### [Task brief]
Look at the data below and print exactly the lines from its first line through the line with "import plotly.graph_objects as go"; the pictures stay out of the copy.
+ + + + + + +
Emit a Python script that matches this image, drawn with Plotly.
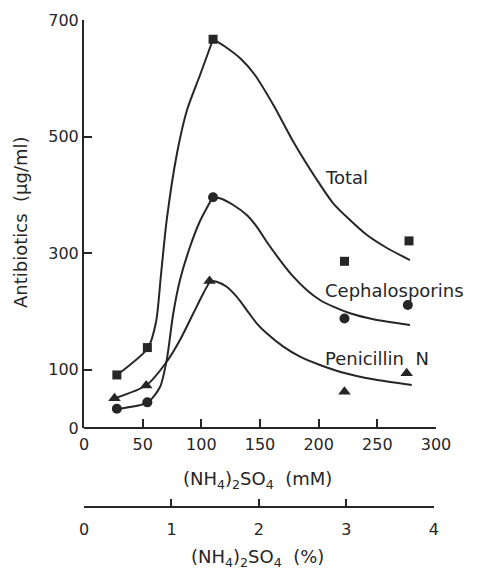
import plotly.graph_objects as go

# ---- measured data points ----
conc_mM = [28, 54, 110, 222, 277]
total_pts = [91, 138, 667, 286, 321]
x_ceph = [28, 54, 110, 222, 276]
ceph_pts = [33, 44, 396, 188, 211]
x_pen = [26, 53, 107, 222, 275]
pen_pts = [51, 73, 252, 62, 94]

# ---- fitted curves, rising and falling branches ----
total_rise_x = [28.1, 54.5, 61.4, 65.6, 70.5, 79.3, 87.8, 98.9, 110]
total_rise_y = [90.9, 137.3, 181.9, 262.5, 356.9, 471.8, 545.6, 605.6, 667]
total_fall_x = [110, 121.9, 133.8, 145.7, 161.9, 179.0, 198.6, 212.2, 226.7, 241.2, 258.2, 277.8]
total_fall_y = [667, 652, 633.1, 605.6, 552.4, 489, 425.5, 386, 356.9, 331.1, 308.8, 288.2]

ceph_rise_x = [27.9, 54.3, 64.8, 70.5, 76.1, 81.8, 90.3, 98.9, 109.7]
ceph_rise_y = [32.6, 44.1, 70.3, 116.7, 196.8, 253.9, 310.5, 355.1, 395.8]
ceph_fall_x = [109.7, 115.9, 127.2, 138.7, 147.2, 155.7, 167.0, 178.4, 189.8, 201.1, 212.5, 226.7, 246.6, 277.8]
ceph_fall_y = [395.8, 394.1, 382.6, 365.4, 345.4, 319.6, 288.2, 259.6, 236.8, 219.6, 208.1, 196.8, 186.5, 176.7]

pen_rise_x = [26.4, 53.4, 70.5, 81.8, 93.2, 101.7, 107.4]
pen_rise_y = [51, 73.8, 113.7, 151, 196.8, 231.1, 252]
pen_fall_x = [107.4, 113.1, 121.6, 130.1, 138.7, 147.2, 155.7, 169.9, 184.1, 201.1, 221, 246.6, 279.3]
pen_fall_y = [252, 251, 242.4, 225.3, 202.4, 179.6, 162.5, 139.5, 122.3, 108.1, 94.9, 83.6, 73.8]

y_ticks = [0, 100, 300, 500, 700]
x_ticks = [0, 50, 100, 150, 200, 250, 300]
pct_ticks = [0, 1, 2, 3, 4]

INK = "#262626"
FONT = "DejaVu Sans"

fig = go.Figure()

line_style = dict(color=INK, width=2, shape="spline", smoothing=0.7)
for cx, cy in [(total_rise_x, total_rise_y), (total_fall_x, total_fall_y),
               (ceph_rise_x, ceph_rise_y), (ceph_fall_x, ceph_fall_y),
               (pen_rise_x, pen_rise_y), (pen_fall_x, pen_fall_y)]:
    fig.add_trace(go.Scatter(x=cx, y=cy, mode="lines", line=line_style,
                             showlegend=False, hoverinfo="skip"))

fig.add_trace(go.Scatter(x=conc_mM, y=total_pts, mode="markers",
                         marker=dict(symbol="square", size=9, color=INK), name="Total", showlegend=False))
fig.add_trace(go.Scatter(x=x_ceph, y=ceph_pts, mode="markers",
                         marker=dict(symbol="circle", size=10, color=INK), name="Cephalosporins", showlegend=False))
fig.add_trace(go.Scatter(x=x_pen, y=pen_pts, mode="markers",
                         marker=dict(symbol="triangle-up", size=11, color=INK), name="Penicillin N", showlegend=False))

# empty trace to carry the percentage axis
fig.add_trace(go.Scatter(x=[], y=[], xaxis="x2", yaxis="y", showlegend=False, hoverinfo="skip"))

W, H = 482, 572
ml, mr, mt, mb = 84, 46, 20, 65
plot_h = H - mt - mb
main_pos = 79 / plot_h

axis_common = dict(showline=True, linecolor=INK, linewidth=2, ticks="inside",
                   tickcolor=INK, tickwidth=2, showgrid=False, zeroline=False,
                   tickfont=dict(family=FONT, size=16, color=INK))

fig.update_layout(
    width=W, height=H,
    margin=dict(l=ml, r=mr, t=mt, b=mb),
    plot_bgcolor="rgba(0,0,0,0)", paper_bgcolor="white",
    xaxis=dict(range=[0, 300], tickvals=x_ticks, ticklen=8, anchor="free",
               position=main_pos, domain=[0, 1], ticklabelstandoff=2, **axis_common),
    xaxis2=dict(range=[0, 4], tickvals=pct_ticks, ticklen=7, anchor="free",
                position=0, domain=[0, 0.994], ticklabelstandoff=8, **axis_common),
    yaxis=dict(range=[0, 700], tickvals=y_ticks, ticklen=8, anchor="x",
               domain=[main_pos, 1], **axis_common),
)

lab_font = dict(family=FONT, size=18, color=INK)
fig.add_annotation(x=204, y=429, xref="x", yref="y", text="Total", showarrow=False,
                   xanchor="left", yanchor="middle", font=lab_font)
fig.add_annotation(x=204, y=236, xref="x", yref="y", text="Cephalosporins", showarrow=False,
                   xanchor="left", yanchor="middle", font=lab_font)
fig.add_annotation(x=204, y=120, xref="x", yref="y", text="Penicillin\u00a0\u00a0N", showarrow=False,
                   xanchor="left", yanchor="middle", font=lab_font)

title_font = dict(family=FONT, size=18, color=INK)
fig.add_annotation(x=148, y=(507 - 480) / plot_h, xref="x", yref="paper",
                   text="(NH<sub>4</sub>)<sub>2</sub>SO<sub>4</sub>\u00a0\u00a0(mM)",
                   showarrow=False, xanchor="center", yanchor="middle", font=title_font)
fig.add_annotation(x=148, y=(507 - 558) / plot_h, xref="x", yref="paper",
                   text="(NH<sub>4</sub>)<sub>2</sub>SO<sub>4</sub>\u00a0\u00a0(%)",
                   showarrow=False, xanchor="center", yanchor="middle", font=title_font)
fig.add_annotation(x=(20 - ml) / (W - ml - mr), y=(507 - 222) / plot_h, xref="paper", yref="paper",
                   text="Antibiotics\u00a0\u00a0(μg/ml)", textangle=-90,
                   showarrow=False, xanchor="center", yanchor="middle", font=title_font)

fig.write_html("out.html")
+ + + + + + +
### [Written reply]
Emit a Python script that matches this image, drawn with Plotly.
import plotly.graph_objects as go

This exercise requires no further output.